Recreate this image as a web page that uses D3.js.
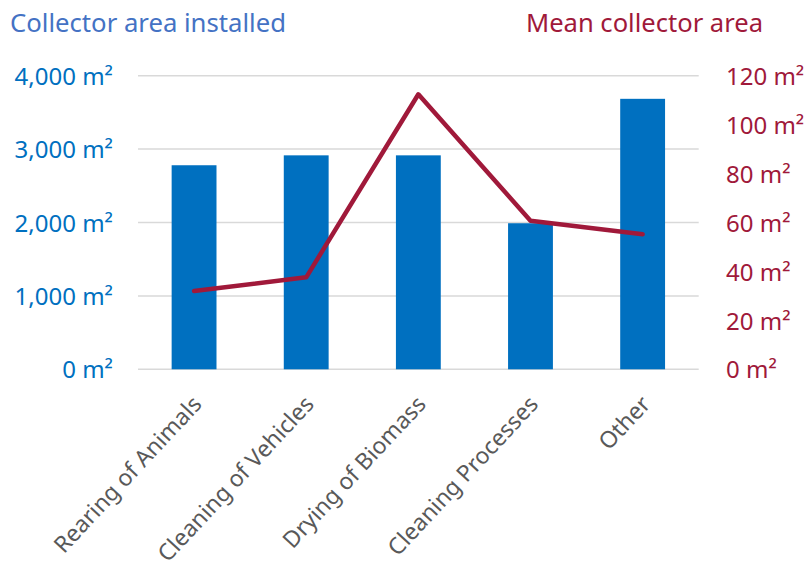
<!DOCTYPE html>
<meta charset="utf-8">
<style>
body { margin: 0; background: #fff; }
text { font-family: "Noto Sans", Carlito, Calibri, sans-serif; }
.grid line { stroke: #d9d9d9; stroke-width: 1.5px; }
.left-axis text { fill: #0070c0; }
.right-axis text { fill: #a0193a; }
.x-axis text { fill: #595959; }
</style>
<body>
<script src="https://d3js.org/d3.v7.min.js"></script>
<script>
var width = 809,
    height = 570;

// chart data
let categories = ["Rearing of Animals", "Cleaning of Vehicles", "Drying of Biomass", "Cleaning Processes", "Other"]
let installed = [2780, 2915, 2915, 1990, 3685]   // collector area installed, m²
let meanArea = [32, 37.6, 112.4, 60.7, 55.2]     // mean collector area, m²
let leftTicks = [0, 1000, 2000, 3000, 4000]
let rightTicks = [0, 20, 40, 60, 80, 100, 120]

var blue = "#0070c0",
    red = "#a0193a";

var x = d3.scaleBand()
    .domain(categories)
    .range([138, 698.7])
    .paddingInner(0.6)
    .paddingOuter(0.3);

var yLeft = d3.scaleLinear()
    .domain([0, 4000])
    .range([369.3, 75.7]);

var yRight = d3.scaleLinear()
    .domain([0, 120])
    .range([369.3, 75.7]);

var fmt = d3.format(",");

var svg = d3.select("body").append("svg")
    .attr("width", width)
    .attr("height", height);

// gridlines
svg.append("g")
    .attr("class", "grid")
  .selectAll("line")
    .data(leftTicks)
  .enter().append("line")
    .attr("x1", 138)
    .attr("x2", 698.7)
    .attr("y1", function(d) { return yLeft(d); })
    .attr("y2", function(d) { return yLeft(d); });

// bars
svg.append("g")
  .selectAll("rect")
    .data(installed)
  .enter().append("rect")
    .attr("x", function(d, i) { return x(categories[i]); })
    .attr("y", function(d) { return yLeft(d); })
    .attr("width", x.bandwidth())
    .attr("height", function(d) { return yLeft(0) - yLeft(d); })
    .attr("fill", blue);

// line
var line = d3.line()
    .x(function(d, i) { return x(categories[i]) + x.bandwidth() / 2; })
    .y(function(d) { return yRight(d); });

svg.append("path")
    .datum(meanArea)
    .attr("d", line)
    .attr("fill", "none")
    .attr("stroke", red)
    .attr("stroke-width", 4.5)
    .attr("stroke-linejoin", "round")
    .attr("stroke-linecap", "round");

// left axis
var leftAxis = svg.append("g")
    .attr("class", "left-axis")
    .attr("transform", "translate(113,0)")
    .call(d3.axisLeft(yLeft).tickValues(leftTicks).tickSize(0).tickPadding(0)
      .tickFormat(function(d) { return fmt(d) + " m²"; }));
leftAxis.select(".domain").remove();
leftAxis.selectAll("text").style("font-size", "24px").attr("dy", "0.36em");

// right axis
var rightAxis = svg.append("g")
    .attr("class", "right-axis")
    .attr("transform", "translate(726,0)")
    .call(d3.axisRight(yRight).tickValues(rightTicks).tickSize(0).tickPadding(0)
      .tickFormat(function(d) { return d + " m²"; }));
rightAxis.select(".domain").remove();
rightAxis.selectAll("text").style("font-size", "24px").attr("dy", "0.36em");

// category axis
var xAxis = svg.append("g")
    .attr("class", "x-axis")
    .attr("transform", "translate(0,369.3)")
    .call(d3.axisBottom(x).tickSize(0).tickPadding(0));
xAxis.select(".domain").remove();
xAxis.selectAll("text")
    .style("font-size", "23px")
    .attr("text-anchor", "end")
    .attr("dy", null)
    .attr("y", 0)
    .attr("transform", "translate(9,36) rotate(-47)");

// titles
svg.append("text")
    .attr("x", 10)
    .attr("y", 32)
    .attr("fill", "#4472c4")
    .attr("textLength", 276)
    .attr("lengthAdjust", "spacingAndGlyphs")
    .style("font-size", "25px")
    .text("Collector area installed");

svg.append("text")
    .attr("x", 526)
    .attr("y", 32)
    .attr("fill", red)
    .attr("textLength", 237)
    .attr("lengthAdjust", "spacingAndGlyphs")
    .style("font-size", "25px")
    .text("Mean collector area");
</script>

· · · · ·

» Short problem
Return the whole listing, word for word, and leave out every picture.

» Result
Recreate this image as a web page that uses D3.js.
<!DOCTYPE html>
<meta charset="utf-8">
<style>
body { margin: 0; background: #fff; }
text { font-family: "Noto Sans", Carlito, Calibri, sans-serif; }
.grid line { stroke: #d9d9d9; stroke-width: 1.5px; }
.left-axis text { fill: #0070c0; }
.right-axis text { fill: #a0193a; }
.x-axis text { fill: #595959; }
</style>
<body>
<script src="https://d3js.org/d3.v7.min.js"></script>
<script>
var width = 809,
    height = 570;

// chart data
let categories = ["Rearing of Animals", "Cleaning of Vehicles", "Drying of Biomass", "Cleaning Processes", "Other"]
let installed = [2780, 2915, 2915, 1990, 3685]   // collector area installed, m²
let meanArea = [32, 37.6, 112.4, 60.7, 55.2]     // mean collector area, m²
let leftTicks = [0, 1000, 2000, 3000, 4000]
let rightTicks = [0, 20, 40, 60, 80, 100, 120]

var blue = "#0070c0",
    red = "#a0193a";

var x = d3.scaleBand()
    .domain(categories)
    .range([138, 698.7])
    .paddingInner(0.6)
    .paddingOuter(0.3);

var yLeft = d3.scaleLinear()
    .domain([0, 4000])
    .range([369.3, 75.7]);

var yRight = d3.scaleLinear()
    .domain([0, 120])
    .range([369.3, 75.7]);

var fmt = d3.format(",");

var svg = d3.select("body").append("svg")
    .attr("width", width)
    .attr("height", height);

// gridlines
svg.append("g")
    .attr("class", "grid")
  .selectAll("line")
    .data(leftTicks)
  .enter().append("line")
    .attr("x1", 138)
    .attr("x2", 698.7)
    .attr("y1", function(d) { return yLeft(d); })
    .attr("y2", function(d) { return yLeft(d); });

// bars
svg.append("g")
  .selectAll("rect")
    .data(installed)
  .enter().append("rect")
    .attr("x", function(d, i) { return x(categories[i]); })
    .attr("y", function(d) { return yLeft(d); })
    .attr("width", x.bandwidth())
    .attr("height", function(d) { return yLeft(0) - yLeft(d); })
    .attr("fill", blue);

// line
var line = d3.line()
    .x(function(d, i) { return x(categories[i]) + x.bandwidth() / 2; })
    .y(function(d) { return yRight(d); });

svg.append("path")
    .datum(meanArea)
    .attr("d", line)
    .attr("fill", "none")
    .attr("stroke", red)
    .attr("stroke-width", 4.5)
    .attr("stroke-linejoin", "round")
    .attr("stroke-linecap", "round");

// left axis
var leftAxis = svg.append("g")
    .attr("class", "left-axis")
    .attr("transform", "translate(113,0)")
    .call(d3.axisLeft(yLeft).tickValues(leftTicks).tickSize(0).tickPadding(0)
      .tickFormat(function(d) { return fmt(d) + " m²"; }));
leftAxis.select(".domain").remove();
leftAxis.selectAll("text").style("font-size", "24px").attr("dy", "0.36em");

// right axis
var rightAxis = svg.append("g")
    .attr("class", "right-axis")
    .attr("transform", "translate(726,0)")
    .call(d3.axisRight(yRight).tickValues(rightTicks).tickSize(0).tickPadding(0)
      .tickFormat(function(d) { return d + " m²"; }));
rightAxis.select(".domain").remove();
rightAxis.selectAll("text").style("font-size", "24px").attr("dy", "0.36em");

// category axis
var xAxis = svg.append("g")
    .attr("class", "x-axis")
    .attr("transform", "translate(0,369.3)")
    .call(d3.axisBottom(x).tickSize(0).tickPadding(0));
xAxis.select(".domain").remove();
xAxis.selectAll("text")
    .style("font-size", "23px")
    .attr("text-anchor", "end")
    .attr("dy", null)
    .attr("y", 0)
    .attr("transform", "translate(9,36) rotate(-47)");

// titles
svg.append("text")
    .attr("x", 10)
    .attr("y", 32)
    .attr("fill", "#4472c4")
    .attr("textLength", 276)
    .attr("lengthAdjust", "spacingAndGlyphs")
    .style("font-size", "25px")
    .text("Collector area installed");

svg.append("text")
    .attr("x", 526)
    .attr("y", 32)
    .attr("fill", red)
    .attr("textLength", 237)
    .attr("lengthAdjust", "spacingAndGlyphs")
    .style("font-size", "25px")
    .text("Mean collector area");
</script>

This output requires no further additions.